The reason that its continuing maybe because you havent taught him what he CAN do to get greeted quickly.

I dont hold with this rule that ignoring the dog for five minutes is necessary, but what IS necessary is that the dog understands what he has to do to get his reward, your greeting.

Currently id guess your dog isnt sure what that is, so he continues trying what has worked in the past, jumping around like a loony.

Teach him to do something else that means he CANT do that, so teach him to sit. Bottoms firmly on floors get greeted and rewarded for being good dogs. Jumpy uppy dogs get ignored.


2/ Improve recall.

He has a need to bark at people who dont have dogs. Who knows why, perhaps without dogs they are slightly intimidating, or perhaps he thinks barking will make them magically produce a dog. I know my dogs are rather suspicious of walkers who dont have a dog, they will often run past them and back and search the bushes looking for the persons dog!

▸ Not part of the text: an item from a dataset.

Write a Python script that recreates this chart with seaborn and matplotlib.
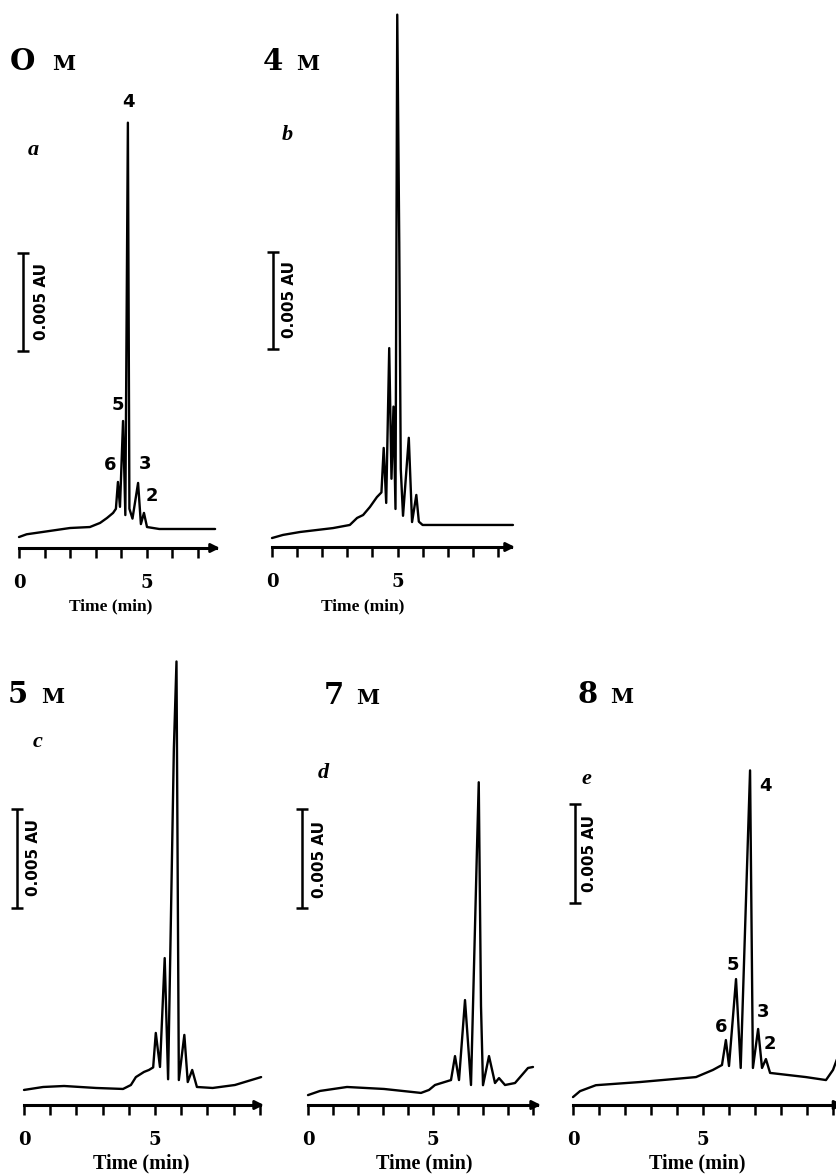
import matplotlib
matplotlib.use("Agg")
import matplotlib.pyplot as plt
import numpy as np
import pandas as pd
import seaborn as sns

sns.set_theme(style="white")
plt.rcParams["font.family"] = ["DejaVu Sans"]
plt.rcParams["text.color"] = "black"

W, H = 836, 1175

# ---------------- data: time (min) and absorbance (mAU) ----------------
time_a = [0.00, 0.30, 0.94, 2.00, 2.78, 3.18, 3.45, 3.69, 3.80, 3.88, 3.96, 4.08, 4.17, 4.27, 4.33, 4.45,
          4.67, 4.78, 4.90, 5.02, 5.50, 7.69]
abs_a = [0.56, 0.70, 0.82, 1.02, 1.07, 1.28, 1.53, 1.79, 2.00, 3.37, 2.10, 6.48, 1.68, 21.7, 2.00, 1.50,
         3.32, 1.22, 1.79, 1.07, 0.97, 0.97]

time_b = [0.00, 0.44, 1.12, 2.43, 3.10, 3.39, 3.63, 3.90, 4.18, 4.36, 4.45, 4.55, 4.67, 4.76, 4.84, 4.92,
          4.99, 5.07, 5.13, 5.22, 5.45, 5.58, 5.75, 5.85, 6.00, 9.60]
abs_b = [0.46, 0.62, 0.77, 0.97, 1.13, 1.49, 1.64, 2.05, 2.56, 2.80, 5.08, 2.26, 10.2, 3.50, 7.20, 1.95,
         27.3, 15.6, 4.00, 1.60, 5.60, 1.28, 2.67, 1.30, 1.13, 1.13]

time_c = [0.00, 0.73, 1.53, 2.75, 3.78, 4.08, 4.27, 4.58, 4.77, 4.93, 5.03, 5.19, 5.37, 5.50, 5.72, 5.82,
          5.91, 6.12, 6.25, 6.42, 6.60, 7.20, 8.05, 9.05]
abs_c = [0.76, 0.91, 0.96, 0.86, 0.81, 1.01, 1.41, 1.67, 1.77, 1.90, 3.64, 1.92, 7.42, 1.30, 18.0, 22.4,
         1.26, 3.54, 1.16, 1.77, 0.91, 0.86, 1.01, 1.41]

time_d = [0.00, 0.48, 1.56, 3.04, 4.52, 4.84, 5.08, 5.72, 5.88, 6.04, 6.28, 6.52, 6.76, 6.83, 6.92, 7.00,
          7.24, 7.48, 7.64, 7.88, 8.28, 8.80, 9.00]
abs_d = [0.50, 0.71, 0.91, 0.81, 0.61, 0.76, 1.01, 1.26, 2.47, 1.26, 5.30, 1.01, 13.0, 16.3, 5.00, 1.00,
         2.47, 1.11, 1.36, 1.01, 1.11, 1.87, 1.92]

time_e = [0.00, 0.27, 0.88, 2.58, 4.73, 5.38, 5.73, 5.88, 6.00, 6.27, 6.45, 6.81, 6.92, 7.12, 7.27, 7.42,
          7.58, 8.96, 9.73, 10.00, 10.15]
abs_e = [0.40, 0.70, 1.00, 1.16, 1.41, 1.77, 2.02, 3.28, 1.97, 6.36, 1.87, 16.9, 1.87, 3.84, 1.87, 2.32,
         1.62, 1.41, 1.26, 1.77, 2.30]

conc_labels = ["O", "4", "5", "7", "8"]
panel_letters = ["a", "b", "c", "d", "e"]
last_tick = [7, 9, 9, 9, 10]
axis_end = [7.88, 9.68, 9.16, 9.32, 10.4]
tick_labels = ["0", "5"]
scale_bar_mAU = 5.0
scale_bar_text = "0.005 AU"
peak_names_a = ["4", "5", "6", "3", "2"]
peak_names_e = ["4", "5", "6", "3", "2"]

traces = [(time_a, abs_a), (time_b, abs_b), (time_c, abs_c), (time_d, abs_d), (time_e, abs_e)]

# ---------------- layout (pixels) ----------------
layout = [
    dict(x0=19, ppm=25.5, y0=548, ppy=19.6, box=(5, 250, 5, 548), bar=(23, 351), bartext=(42, 302),
         title=((22, 70), (64, 70)), letter=(33, 150), xlabel=(111, 606)),
    dict(x0=272, ppm=25.1, y0=547, ppy=19.5, box=(258, 525, 5, 547), bar=(273, 349), bartext=(289, 300),
         title=((273, 70), (308, 70)), letter=(287, 135), xlabel=(363, 606)),
    dict(x0=24, ppm=26.2, y0=1105, ppy=19.8, box=(3, 275, 640, 1105), bar=(17, 908), bartext=(33, 858),
         title=((18, 703), (53, 703)), letter=(38, 742), xlabel=(141, 1163)),
    dict(x0=308, ppm=25.0, y0=1105, ppy=19.8, box=(288, 555, 640, 1105), bar=(302, 908), bartext=(320, 859),
         title=((334, 704), (368, 704)), letter=(323, 773), xlabel=(424, 1163)),
    dict(x0=573, ppm=26.0, y0=1105, ppy=19.8, box=(560, 836, 640, 1105), bar=(575, 903), bartext=(590, 853),
         title=((588, 703), (622, 703)), letter=(586, 779), xlabel=(697, 1163)),
]

peak_label_px_a = [(128, 102), (118, 405), (110, 465), (145, 464), (152, 496)]
peak_label_px_e = [(765, 786), (733, 965), (721, 1027), (763, 1012), (770, 1044)]

fig = plt.figure(figsize=(W / 100, H / 100), dpi=100)
fig.patch.set_facecolor("white")


def fx(x):
    return x / W


def fy(y):
    return 1 - y / H


for i, ((t, s), p) in enumerate(zip(traces, layout)):
    L, R, T, B = p["box"]
    ax = fig.add_axes([fx(L), fy(B), (R - L) / W, (B - T) / H])
    ax.patch.set_alpha(0)
    df = pd.DataFrame({"time": t, "absorbance": s})
    sns.lineplot(data=df, x="time", y="absorbance", ax=ax, color="black",
                 lw=1.7, estimator=None, sort=False)
    ax.set_xlim((L - p["x0"]) / p["ppm"], (R - p["x0"]) / p["ppm"])
    ax.set_ylim(0, (p["y0"] - T) / p["ppy"])
    for sp in ["top", "right", "left"]:
        ax.spines[sp].set_visible(False)
    ax.spines["bottom"].set_color("black")
    ax.spines["bottom"].set_linewidth(2.2)
    ax.spines["bottom"].set_bounds(0, axis_end[i] - 0.15)
    ax.set_yticks([])
    ax.set_xticks([0, 5])
    ax.set_xticklabels(tick_labels, fontfamily="DejaVu Serif", fontweight="bold", fontsize=13)
    ax.set_xticks(np.arange(0, last_tick[i] + 1), minor=True)
    ax.tick_params(axis="x", which="both", direction="out", length=7, width=1.8,
                   color="black", pad=12, bottom=True, labelcolor="black")
    ax.set_xlabel("")
    ax.set_ylabel("")
    ax.annotate("", xy=(axis_end[i], 0), xytext=(axis_end[i] - 0.35, 0),
                arrowprops=dict(arrowstyle="-|>", color="black", lw=2, mutation_scale=13,
                                shrinkA=0, shrinkB=0),
                annotation_clip=False)
    # scale bar (0.005 AU)
    bx, bb = p["bar"]
    tb = (bx - p["x0"]) / p["ppm"]
    sb = (p["y0"] - bb) / p["ppy"]
    ax.errorbar([tb], [sb + scale_bar_mAU / 2], yerr=[scale_bar_mAU / 2], color="black",
                lw=1.8, capsize=4, capthick=1.8, clip_on=False)
    fig.text(fx(p["bartext"][0]), fy(p["bartext"][1]), scale_bar_text, rotation=90,
             ha="center", va="center", fontsize=11, fontweight="bold", family="DejaVu Sans")
    # titles
    (dx, dy), (mx, my) = p["title"]
    fig.text(fx(dx), fy(dy), conc_labels[i], ha="center", va="baseline",
             fontsize=21, fontweight="bold", family="DejaVu Serif")
    fig.text(fx(mx), fy(my), "M", ha="center", va="baseline",
             fontsize=15, fontweight="bold", family="DejaVu Serif")
    fig.text(fx(p["letter"][0]), fy(p["letter"][1]), panel_letters[i], ha="center", va="center",
             fontsize=16, fontstyle="italic", fontweight="bold", family="Liberation Serif")
    fs = 12.5 if i < 2 else 14.5
    fig.text(fx(p["xlabel"][0]), fy(p["xlabel"][1]), "Time (min)", ha="center", va="center",
             fontsize=fs, fontweight="bold", family="Liberation Serif")

for name, (x, y) in zip(peak_names_a, peak_label_px_a):
    fig.text(fx(x), fy(y), name, ha="center", va="center", fontsize=13,
             fontweight="bold", family="DejaVu Sans")
for name, (x, y) in zip(peak_names_e, peak_label_px_e):
    fig.text(fx(x), fy(y), name, ha="center", va="center", fontsize=13,
             fontweight="bold", family="DejaVu Sans")

fig.savefig("out.png", dpi=100, facecolor="white")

You need to teach him to do something else so teach him that seeing dogless people == lovely game with a fun toy, or delicious special treat, whichever he prefers.

Do this ON the lead at first and dont allow him to practice the unwanted behaviour, so keep him on a long lead. When ever he sees people , get his attention on you and keep it with the toy or treats. Use a high pitched voice and make your game very interesting or walk briskly and offer tasty treats for walking along nicely with you.

Gradually make the lead longer and longer adn get nearer to the people.


Whilst you are diong this, get a whistle and teach him to recall to that instead of your voice. Whilstle always means 'i have good things' and if you can get him excited about a really great toy that only EVER comes out on walks. Start this in teh garden and house, then on lead on boring wakls where you dont see interesting distractions, then on a trailing lead, then with distractions,,,,, then off lead without distractions then off elad wiht boring distractions etc etc....

I would also spend time training them seperately with clickers. Get two clickers one for each dog, you can get clickers that sound different so each dog has his own, this means you can then introduce training them together as well.